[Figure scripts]
• • • • •
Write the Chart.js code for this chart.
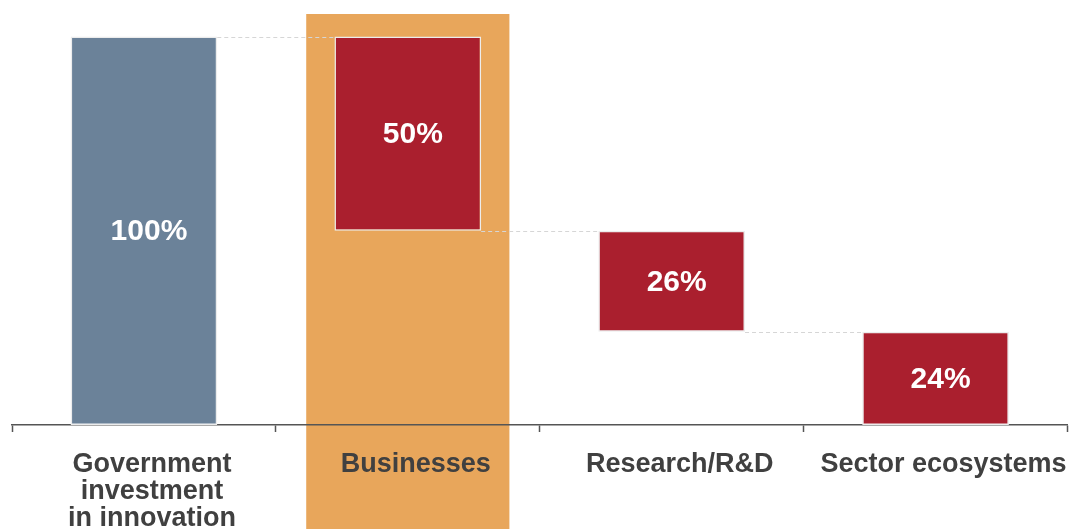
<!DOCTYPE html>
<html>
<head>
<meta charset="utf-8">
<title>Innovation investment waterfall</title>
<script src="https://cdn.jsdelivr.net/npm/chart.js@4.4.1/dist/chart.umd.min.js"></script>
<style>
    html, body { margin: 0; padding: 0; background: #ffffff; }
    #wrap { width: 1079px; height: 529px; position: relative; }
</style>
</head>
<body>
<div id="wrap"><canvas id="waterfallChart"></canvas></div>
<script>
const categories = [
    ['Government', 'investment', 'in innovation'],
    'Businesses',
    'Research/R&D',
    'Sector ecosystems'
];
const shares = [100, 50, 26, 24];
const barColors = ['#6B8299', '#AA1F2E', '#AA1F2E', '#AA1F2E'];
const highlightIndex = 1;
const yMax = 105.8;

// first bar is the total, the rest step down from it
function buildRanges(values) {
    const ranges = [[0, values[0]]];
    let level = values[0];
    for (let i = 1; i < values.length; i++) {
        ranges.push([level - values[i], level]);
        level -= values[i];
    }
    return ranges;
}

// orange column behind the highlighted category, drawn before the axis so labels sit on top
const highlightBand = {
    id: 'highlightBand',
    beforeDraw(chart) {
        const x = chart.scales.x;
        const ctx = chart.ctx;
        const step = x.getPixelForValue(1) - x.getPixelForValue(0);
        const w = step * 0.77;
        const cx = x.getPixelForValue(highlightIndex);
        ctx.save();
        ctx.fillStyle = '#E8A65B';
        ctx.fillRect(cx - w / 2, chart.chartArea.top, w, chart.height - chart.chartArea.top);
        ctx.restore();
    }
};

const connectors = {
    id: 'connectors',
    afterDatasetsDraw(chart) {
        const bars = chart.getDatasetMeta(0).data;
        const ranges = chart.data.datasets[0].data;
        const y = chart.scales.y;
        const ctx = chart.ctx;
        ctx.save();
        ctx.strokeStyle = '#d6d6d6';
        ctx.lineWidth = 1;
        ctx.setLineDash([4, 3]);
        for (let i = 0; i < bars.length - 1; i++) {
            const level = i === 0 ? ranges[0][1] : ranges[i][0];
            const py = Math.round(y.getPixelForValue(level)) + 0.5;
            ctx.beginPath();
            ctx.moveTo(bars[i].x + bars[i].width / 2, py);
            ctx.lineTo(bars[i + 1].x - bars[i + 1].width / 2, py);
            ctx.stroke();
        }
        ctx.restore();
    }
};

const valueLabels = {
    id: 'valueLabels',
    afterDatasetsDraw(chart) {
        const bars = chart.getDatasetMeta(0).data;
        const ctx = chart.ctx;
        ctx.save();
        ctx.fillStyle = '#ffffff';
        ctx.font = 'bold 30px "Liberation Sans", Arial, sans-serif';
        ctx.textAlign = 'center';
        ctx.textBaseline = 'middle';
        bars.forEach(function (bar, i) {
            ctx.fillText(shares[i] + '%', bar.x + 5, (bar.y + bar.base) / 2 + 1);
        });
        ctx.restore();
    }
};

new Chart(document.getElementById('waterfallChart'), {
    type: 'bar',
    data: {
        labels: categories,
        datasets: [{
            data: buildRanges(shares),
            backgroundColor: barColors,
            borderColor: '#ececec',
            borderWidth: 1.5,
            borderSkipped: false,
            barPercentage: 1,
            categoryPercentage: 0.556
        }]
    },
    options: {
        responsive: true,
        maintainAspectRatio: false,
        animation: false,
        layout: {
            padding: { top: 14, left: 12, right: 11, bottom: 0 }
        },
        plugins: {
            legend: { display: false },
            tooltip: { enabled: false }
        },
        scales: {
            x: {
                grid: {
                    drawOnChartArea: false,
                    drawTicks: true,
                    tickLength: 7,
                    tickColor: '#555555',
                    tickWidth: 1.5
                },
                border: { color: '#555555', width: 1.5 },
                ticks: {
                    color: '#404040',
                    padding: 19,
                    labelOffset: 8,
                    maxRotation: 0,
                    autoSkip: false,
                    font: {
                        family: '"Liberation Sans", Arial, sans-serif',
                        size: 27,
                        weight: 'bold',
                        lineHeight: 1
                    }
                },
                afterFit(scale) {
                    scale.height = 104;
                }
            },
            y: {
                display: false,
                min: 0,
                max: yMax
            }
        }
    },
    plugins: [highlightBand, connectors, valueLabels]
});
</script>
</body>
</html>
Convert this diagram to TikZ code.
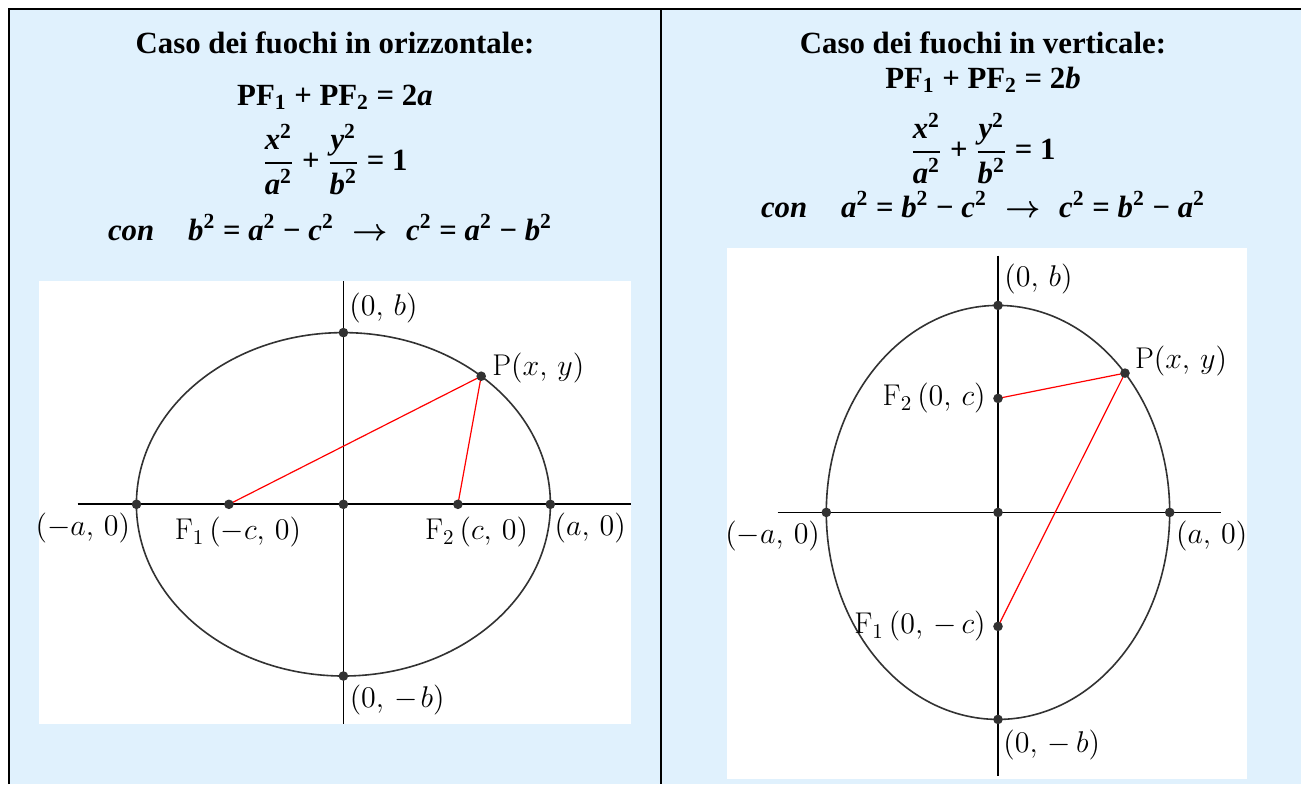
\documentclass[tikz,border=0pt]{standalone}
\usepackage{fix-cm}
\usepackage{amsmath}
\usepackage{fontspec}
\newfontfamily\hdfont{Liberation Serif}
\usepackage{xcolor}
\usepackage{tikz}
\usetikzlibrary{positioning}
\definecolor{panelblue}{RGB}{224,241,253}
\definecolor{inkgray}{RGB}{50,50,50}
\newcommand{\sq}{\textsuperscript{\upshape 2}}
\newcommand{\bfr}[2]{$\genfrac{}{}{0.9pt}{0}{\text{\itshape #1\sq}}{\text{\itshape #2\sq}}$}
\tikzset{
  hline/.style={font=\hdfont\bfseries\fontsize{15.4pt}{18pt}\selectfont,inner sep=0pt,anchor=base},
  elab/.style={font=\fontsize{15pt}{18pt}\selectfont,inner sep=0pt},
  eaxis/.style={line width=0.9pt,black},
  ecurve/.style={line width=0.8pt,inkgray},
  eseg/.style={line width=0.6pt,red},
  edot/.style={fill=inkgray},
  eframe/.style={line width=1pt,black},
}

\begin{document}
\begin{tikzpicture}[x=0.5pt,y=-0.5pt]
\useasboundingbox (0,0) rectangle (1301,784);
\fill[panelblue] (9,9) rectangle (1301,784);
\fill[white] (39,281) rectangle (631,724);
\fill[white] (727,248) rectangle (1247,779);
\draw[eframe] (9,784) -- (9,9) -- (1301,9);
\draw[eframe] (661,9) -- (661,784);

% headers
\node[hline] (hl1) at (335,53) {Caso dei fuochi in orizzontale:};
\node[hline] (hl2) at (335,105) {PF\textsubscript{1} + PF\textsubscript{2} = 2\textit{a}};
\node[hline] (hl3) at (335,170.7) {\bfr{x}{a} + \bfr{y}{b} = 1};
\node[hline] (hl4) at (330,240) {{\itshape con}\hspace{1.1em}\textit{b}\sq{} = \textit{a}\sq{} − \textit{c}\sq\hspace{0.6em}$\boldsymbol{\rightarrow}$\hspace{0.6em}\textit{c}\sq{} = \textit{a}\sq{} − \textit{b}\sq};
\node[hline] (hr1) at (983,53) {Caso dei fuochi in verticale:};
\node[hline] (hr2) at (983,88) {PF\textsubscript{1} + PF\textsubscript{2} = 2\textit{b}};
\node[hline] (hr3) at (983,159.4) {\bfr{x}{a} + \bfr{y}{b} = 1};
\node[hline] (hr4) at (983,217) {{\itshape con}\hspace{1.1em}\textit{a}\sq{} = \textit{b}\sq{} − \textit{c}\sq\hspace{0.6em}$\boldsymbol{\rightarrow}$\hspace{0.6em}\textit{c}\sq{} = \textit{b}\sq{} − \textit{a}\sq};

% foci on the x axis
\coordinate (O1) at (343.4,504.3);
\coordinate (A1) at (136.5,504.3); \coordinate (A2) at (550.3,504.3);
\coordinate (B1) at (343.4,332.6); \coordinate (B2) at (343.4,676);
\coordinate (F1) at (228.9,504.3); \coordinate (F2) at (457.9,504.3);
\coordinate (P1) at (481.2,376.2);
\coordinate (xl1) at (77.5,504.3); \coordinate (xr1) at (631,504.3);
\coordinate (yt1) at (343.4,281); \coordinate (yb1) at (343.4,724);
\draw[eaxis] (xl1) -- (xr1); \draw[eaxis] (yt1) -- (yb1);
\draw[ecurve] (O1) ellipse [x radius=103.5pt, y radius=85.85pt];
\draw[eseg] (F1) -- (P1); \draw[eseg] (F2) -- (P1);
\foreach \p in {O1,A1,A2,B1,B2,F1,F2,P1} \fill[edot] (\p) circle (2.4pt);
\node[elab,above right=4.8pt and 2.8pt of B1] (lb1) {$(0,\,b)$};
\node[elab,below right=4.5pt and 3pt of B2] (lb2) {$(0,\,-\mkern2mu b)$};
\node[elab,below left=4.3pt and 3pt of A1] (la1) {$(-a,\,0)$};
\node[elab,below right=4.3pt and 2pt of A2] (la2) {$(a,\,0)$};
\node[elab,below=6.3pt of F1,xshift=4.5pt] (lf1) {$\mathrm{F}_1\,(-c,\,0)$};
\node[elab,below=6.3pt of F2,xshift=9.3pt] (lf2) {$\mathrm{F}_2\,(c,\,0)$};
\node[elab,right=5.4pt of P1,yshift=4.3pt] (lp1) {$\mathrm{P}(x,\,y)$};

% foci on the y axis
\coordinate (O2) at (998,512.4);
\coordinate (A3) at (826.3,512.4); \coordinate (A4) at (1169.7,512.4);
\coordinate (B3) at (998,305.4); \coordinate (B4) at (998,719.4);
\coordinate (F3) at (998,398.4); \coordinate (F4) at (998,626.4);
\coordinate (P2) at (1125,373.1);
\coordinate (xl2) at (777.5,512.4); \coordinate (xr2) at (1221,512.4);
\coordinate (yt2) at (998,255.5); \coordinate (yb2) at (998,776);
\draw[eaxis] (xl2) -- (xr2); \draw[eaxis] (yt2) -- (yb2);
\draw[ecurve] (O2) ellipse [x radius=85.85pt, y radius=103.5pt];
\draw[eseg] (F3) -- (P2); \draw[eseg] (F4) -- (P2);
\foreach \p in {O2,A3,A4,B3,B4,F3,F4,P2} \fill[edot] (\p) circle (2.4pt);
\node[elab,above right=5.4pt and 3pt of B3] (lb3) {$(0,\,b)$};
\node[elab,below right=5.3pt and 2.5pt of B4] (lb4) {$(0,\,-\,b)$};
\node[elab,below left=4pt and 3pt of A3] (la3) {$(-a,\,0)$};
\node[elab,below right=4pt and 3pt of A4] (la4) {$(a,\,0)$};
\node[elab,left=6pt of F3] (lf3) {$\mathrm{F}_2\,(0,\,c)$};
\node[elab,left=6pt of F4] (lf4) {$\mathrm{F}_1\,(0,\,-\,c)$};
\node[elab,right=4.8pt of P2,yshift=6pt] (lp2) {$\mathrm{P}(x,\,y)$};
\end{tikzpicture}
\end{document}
• • • • •
AIM OF THE EXERCISE: Take the material above from its first line through the line holding "const yMax = 105.8;" and set it down exactly, without the pictures.

COMPLETED TASK:
Write the Chart.js code for this chart.
<!DOCTYPE html>
<html>
<head>
<meta charset="utf-8">
<title>Innovation investment waterfall</title>
<script src="https://cdn.jsdelivr.net/npm/chart.js@4.4.1/dist/chart.umd.min.js"></script>
<style>
    html, body { margin: 0; padding: 0; background: #ffffff; }
    #wrap { width: 1079px; height: 529px; position: relative; }
</style>
</head>
<body>
<div id="wrap"><canvas id="waterfallChart"></canvas></div>
<script>
const categories = [
    ['Government', 'investment', 'in innovation'],
    'Businesses',
    'Research/R&D',
    'Sector ecosystems'
];
const shares = [100, 50, 26, 24];
const barColors = ['#6B8299', '#AA1F2E', '#AA1F2E', '#AA1F2E'];
const highlightIndex = 1;
const yMax = 105.8;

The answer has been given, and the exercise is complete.